Les députés français et européens saisissent la justice
Une arnaque géante au nez et à la barbe de la France et de l’Europe qui n’a pas manqué de faire réagir. Le jour de la publication de l’enquête de L’Opinion, Matthias Renault, député de la Somme, dénonce dans un courrier destiné à Laure Beccuau, procureure de la République de Paris «l’existence de faits pouvant constituer une infraction, et ce comme le prévoit l’article 40 du Code de procédure pénale». Matthias Renault souligne ainsi le fait que la certification halal appliquée à une large liste de produits exportés de France vers l’Algérie, «très au-delà des recommandations religieuses en la matière», étant payante, «le système ainsi mis en place, obligatoire pour l’export, s’apparente à un droit de douane entravant la concurrence».
Le député de la Somme interpelle donc la procureure de la République de Paris sur le fait que «ce système pourrait relever de l’extorsion au sens de l’article 312-1 du Code pénal».
Du côté des eurodéputés, l’heure est aussi à la mobilisation. Ainsi, Français-Xavier Bellamy, membre du groupe Patriotes pour l’Europe (PPE) au Parlement européen, a-t-il dénoncé à son tour sur son compte X «ce système qui impose des millions d’euros par an aux agriculteurs et aux industriels dans nos pays, et pose, dans le contexte actuel, un vrai problème de sécurité». L’eurodéputé a annoncé saisir «la Commission européenne, chargée du fonctionnement du marché intérieur, pour qu’elle y mette fin sans délai». Celui-ci a également partagé sur le réseau social la question avec demande de réponse écrite adressée à ladite commission.

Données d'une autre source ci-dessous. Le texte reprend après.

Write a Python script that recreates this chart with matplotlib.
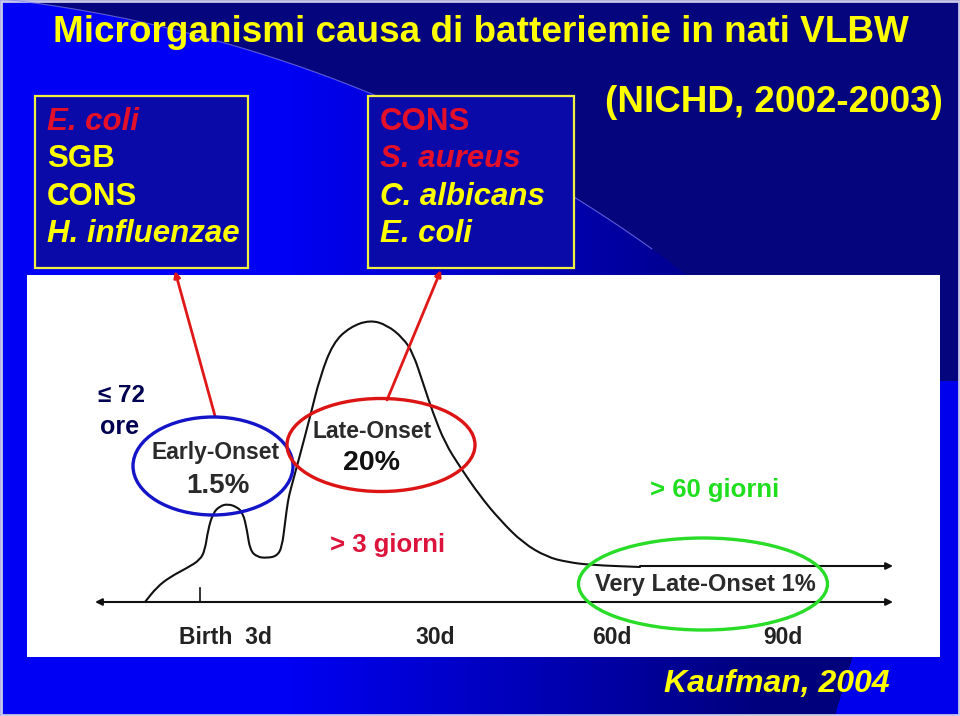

Revenant sur les faits divulgués par L’Opinion, l’eurodéputé déclare que «ce monopole d’une entreprise privée est d’évidence totalement injustifiable au regard du droit européen. La tarification imposée permet d’estimer un coût de plusieurs millions d’euros annuels pour les agriculteurs et l’industrie européenne. Sans aucune valeur ajoutée ni même acte réel de certification, ce prélèvement devient une rente disponible sans contrôle», dénonce-t-il, rappelant qu’à l’heure où le gouvernement algérien, lié à la Grande Mosquée de Paris, «multiplie les menaces et les actes d’hostilité envers la France, l’existence de ce financement est également un enjeu de sécurité préoccupant».

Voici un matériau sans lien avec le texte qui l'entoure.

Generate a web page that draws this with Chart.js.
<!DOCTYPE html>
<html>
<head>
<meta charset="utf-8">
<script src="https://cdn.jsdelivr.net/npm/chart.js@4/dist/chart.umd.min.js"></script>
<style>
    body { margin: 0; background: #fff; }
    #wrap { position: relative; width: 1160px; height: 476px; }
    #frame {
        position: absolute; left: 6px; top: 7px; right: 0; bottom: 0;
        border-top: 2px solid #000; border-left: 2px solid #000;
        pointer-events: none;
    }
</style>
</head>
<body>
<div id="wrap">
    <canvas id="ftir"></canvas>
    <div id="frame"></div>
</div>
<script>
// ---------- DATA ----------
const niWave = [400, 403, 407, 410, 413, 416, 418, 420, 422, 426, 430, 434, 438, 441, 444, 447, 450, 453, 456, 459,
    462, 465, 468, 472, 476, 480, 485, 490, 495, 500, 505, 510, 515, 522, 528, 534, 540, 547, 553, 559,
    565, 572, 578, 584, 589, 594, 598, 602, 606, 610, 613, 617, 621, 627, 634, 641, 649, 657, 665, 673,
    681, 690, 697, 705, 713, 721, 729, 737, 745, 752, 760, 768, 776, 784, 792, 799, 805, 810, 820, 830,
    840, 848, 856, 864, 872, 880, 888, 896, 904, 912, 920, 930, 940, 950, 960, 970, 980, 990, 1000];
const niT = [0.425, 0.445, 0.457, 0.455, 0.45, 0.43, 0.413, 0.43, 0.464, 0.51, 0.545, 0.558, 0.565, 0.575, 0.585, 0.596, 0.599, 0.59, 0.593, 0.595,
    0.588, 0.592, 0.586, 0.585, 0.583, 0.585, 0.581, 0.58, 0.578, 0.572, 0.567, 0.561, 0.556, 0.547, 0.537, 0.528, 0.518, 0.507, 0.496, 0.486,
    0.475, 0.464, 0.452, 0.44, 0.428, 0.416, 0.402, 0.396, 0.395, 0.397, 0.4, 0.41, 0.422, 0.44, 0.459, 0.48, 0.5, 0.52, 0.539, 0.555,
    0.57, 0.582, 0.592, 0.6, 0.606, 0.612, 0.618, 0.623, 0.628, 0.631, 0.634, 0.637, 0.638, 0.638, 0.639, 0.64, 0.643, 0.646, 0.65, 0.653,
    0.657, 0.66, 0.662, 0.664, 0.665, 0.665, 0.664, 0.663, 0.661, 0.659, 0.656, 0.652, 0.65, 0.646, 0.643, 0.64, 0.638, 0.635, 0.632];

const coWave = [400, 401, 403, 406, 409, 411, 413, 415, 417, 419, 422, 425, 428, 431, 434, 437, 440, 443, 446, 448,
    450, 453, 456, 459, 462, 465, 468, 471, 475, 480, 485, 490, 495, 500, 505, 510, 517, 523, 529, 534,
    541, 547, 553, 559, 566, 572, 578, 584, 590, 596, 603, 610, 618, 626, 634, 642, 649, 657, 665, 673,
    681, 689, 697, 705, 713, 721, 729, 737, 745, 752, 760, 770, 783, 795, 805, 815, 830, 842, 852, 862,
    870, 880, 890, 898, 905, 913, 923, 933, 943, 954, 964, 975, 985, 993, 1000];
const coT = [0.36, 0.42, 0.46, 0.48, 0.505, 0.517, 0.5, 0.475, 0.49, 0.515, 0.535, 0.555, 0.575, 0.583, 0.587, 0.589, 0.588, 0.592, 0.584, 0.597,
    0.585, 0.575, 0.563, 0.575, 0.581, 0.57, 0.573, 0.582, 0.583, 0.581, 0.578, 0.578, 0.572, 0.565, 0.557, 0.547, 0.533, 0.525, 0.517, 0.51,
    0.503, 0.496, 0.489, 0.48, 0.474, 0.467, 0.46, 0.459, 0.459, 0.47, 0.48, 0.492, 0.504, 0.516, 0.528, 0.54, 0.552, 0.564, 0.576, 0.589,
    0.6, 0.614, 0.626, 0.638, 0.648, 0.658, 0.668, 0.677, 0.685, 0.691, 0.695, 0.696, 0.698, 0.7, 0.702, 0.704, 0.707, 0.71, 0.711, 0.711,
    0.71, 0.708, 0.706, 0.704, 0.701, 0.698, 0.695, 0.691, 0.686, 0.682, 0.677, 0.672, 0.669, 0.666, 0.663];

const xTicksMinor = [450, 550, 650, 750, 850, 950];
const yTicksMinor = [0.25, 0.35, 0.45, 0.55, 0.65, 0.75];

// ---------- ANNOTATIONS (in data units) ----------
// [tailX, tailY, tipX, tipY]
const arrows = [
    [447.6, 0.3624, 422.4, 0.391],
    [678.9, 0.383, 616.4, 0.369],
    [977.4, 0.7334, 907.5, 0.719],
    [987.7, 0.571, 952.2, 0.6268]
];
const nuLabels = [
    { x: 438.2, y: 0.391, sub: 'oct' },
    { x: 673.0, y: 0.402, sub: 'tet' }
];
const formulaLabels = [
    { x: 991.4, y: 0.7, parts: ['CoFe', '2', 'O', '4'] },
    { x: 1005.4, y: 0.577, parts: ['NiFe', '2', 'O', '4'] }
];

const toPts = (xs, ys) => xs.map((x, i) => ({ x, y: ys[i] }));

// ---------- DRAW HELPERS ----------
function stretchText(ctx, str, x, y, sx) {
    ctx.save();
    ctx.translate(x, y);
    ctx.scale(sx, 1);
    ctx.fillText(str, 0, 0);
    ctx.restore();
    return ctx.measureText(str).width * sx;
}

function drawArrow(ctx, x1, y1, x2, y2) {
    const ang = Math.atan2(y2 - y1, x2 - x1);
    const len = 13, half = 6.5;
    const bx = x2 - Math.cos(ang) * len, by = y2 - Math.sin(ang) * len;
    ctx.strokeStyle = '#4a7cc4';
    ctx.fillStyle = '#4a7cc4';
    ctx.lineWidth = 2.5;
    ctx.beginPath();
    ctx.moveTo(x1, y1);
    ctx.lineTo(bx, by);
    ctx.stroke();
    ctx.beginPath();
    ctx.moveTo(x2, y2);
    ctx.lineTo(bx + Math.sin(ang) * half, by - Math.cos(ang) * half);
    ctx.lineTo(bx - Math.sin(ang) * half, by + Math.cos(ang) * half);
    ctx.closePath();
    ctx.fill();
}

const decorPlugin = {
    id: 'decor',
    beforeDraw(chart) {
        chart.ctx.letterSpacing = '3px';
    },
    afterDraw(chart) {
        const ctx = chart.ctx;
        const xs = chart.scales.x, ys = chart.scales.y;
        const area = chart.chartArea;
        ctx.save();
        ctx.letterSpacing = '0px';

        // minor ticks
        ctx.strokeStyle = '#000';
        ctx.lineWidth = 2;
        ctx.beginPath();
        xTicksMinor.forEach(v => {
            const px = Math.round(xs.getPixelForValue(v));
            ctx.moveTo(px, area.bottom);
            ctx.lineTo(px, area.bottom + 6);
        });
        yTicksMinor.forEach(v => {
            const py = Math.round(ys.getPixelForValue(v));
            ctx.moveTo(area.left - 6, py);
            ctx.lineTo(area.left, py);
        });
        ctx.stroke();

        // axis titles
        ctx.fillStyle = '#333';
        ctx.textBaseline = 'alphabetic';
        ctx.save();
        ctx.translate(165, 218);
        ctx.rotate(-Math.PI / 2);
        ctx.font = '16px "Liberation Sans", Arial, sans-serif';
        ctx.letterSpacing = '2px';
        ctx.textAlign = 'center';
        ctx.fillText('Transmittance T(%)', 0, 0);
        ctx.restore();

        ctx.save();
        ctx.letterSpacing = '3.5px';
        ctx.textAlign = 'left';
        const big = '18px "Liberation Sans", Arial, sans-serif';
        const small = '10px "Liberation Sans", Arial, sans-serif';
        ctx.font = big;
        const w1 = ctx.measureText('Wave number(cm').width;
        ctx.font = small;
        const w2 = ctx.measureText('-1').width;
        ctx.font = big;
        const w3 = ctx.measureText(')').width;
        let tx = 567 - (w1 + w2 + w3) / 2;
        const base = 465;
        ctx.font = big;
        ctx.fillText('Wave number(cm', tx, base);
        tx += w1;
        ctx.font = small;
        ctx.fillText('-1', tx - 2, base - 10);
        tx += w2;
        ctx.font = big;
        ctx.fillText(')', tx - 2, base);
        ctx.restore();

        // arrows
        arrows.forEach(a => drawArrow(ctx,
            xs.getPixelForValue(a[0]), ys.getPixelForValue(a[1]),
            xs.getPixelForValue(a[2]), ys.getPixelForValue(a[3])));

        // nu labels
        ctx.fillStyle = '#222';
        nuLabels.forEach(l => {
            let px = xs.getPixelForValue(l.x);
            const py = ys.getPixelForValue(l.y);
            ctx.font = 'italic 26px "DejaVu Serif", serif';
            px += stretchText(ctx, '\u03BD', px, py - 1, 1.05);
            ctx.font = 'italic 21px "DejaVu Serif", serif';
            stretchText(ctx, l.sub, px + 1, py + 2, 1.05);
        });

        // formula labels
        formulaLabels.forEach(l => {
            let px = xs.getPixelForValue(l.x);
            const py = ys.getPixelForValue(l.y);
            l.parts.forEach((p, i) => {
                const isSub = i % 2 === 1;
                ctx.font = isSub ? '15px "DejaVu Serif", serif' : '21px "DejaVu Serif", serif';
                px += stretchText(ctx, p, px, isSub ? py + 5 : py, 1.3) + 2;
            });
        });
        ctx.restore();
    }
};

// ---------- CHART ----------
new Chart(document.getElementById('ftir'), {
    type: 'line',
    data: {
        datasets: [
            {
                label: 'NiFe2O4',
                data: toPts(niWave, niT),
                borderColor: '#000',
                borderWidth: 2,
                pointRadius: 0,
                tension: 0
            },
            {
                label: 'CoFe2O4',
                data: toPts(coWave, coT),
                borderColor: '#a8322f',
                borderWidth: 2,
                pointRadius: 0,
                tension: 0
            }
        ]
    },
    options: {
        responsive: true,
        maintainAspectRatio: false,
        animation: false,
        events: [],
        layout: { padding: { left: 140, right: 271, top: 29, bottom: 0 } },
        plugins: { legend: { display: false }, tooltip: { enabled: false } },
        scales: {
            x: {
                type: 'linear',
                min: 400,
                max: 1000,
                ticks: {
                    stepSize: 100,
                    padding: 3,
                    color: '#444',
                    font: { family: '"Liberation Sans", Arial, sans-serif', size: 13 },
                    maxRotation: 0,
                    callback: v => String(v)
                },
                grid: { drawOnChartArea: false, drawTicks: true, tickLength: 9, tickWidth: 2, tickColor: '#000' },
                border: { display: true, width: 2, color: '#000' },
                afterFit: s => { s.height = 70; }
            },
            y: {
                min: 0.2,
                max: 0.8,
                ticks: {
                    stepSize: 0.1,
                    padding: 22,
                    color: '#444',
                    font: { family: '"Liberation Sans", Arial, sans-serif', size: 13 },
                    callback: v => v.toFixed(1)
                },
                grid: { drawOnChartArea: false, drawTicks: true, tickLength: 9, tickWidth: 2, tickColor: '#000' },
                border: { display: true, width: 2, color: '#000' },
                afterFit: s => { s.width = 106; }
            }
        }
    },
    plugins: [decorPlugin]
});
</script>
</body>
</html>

Et de poser la question suivante: «La commission européenne, garante de la transparence des échanges commerciaux avec l’UE, a-t-elle enquêté sur cette distorsion manifeste, et sur ses conséquences? Connaît-elle l’usage qui est fait de ces fonds?».
Enfin, François-Xavier Bellamy demande dans cette question écrite à connaître les conclusions tirées par la commission à l’issue de sa réunion à la Grande Mosquée de Paris sur ce sujet le 11 décembre. «La commission compte-t-elle mettre fin à ce dispositif?», interroge-t-il enfin.